Recent Trends in Nonlinear, Chaotic and Complex Systems

Dear Colleagues,

We live in a world dominated by nonlinearities, which play an important role in many natural phenomena. Furthermore, chaos is a common phenomenon in nature and exists in various nonlinear systems. Theoretical research on chaos has lasted for almost five decades. Various definitions and properties, theoretical bases and frameworks, correlations with fractals, and test methods of chaos have been presented and examined.

Therefore, the theoretical concept of chaos helps us to examine phenomena and behaviors not only in physical, chemical, and biological systems, but also in economic and sociological models. At the same time, chaos has also been used in many practical and useful applications, such as in cryptography, secure communications, optimization algorithms, and robotics. Furthermore, with the development of nonlinear dynamics, chaotic phenomena have been found in recent nonlinear systems, such as fractional differential systems, fractional discrete systems, time delays systems, and discontinuous dynamical systems. Especially in the last three decades, complex dynamics, including chaos, bifurcation, and other mechanisms, have also been found in these new systems. Nonlinear systems, bifurcation, chaos, and fractals are intertwined, which constitute several major topics in the study of nonlinear dynamics.

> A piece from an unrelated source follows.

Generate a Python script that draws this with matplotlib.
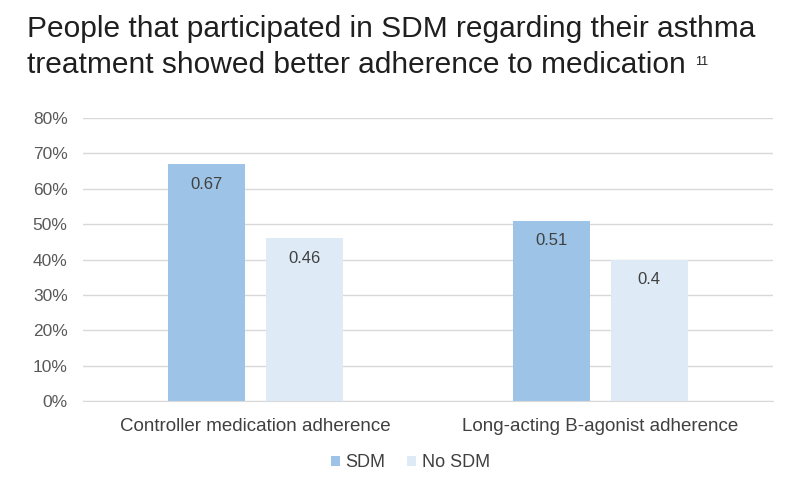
import numpy as np
import matplotlib.pyplot as plt

plt.rcParams['font.family'] = ['Liberation Sans', 'DejaVu Sans']

categories = ['Controller medication adherence', 'Long-acting B-agonist adherence']
sdm = [0.67, 0.51]
no_sdm = [0.46, 0.4]
labels_sdm = ['0.67', '0.51']
labels_no = ['0.46', '0.4']

fig = plt.figure(figsize=(8.05, 4.92), dpi=100)
ax = fig.add_axes([0.103, 0.185, 0.857, 0.575])

x = np.arange(len(categories))
w = 0.223
off = 0.142
b1 = ax.bar(x - off, sdm, w, color='#9DC3E6', label='SDM', zorder=2)
b2 = ax.bar(x + off, no_sdm, w, color='#DEEBF7', label='No SDM', zorder=2)

for rect, t in zip(list(b1) + list(b2), labels_sdm + labels_no):
    ax.annotate(t, (rect.get_x() + rect.get_width() / 2, rect.get_height()),
                xytext=(0, -20), textcoords='offset pixels',
                ha='center', va='center', fontsize=12, color='#404040')

ax.set_xlim(-0.5, 1.5)
ax.set_ylim(0, 0.8)
ax.set_yticks(np.arange(0, 0.81, 0.1))
ax.set_yticklabels(['%d%%' % round(v * 100) for v in np.arange(0, 0.81, 0.1)])
ax.set_xticks(x)
ax.set_xticklabels(categories)
ax.grid(axis='y', color='#D9D9D9', linewidth=1, zorder=0)
for s in ['top', 'right', 'left']:
    ax.spines[s].set_visible(False)
ax.spines['bottom'].set_color('#D9D9D9')
ax.tick_params(axis='both', length=0, colors='#595959', labelsize=12.5)
ax.tick_params(axis='y', pad=11)
ax.tick_params(axis='x', labelsize=13.5, colors='#404040', pad=12)

t1 = fig.text(0.033, 0.925, 'People that participated in SDM regarding their asthma',
              fontsize=21.5, color='#1F1F1F', va='baseline', ha='left')
t2 = fig.text(0.033, 0.852, 'treatment showed better adherence to medication',
              fontsize=21.5, color='#1F1F1F', va='baseline', ha='left')
r = fig.canvas.get_renderer()
bb = t2.get_window_extent(renderer=r)
fig.text(bb.x1 / fig.bbox.width + 0.012, 0.868, '11', fontsize=9,
         color='#1F1F1F', va='baseline', ha='left')

fig.legend(loc='center', bbox_to_anchor=(0.51, 0.059), ncol=2, frameon=False,
           fontsize=13, handlelength=0.5, handleheight=0.5, handletextpad=0.3,
           columnspacing=1.2, labelcolor='#404040')

plt.savefig('out.png', dpi=100)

In this sense, research in this topic should contribute to presenting recent trends in theory, analysis, numerical simulation, and experimental realization, promising new results and novel practical applications on various topics of current interest on chaos and the related field of nonlinear dynamics, as well as on complex systems.

Dr. Christos Volos
Dr. Karthikeyan Rajagopal
Dr. Sajad Jafari
Dr. Jacques Kengne
Prof. Dr. Jesus M. Munoz-Pacheco
Topic Editors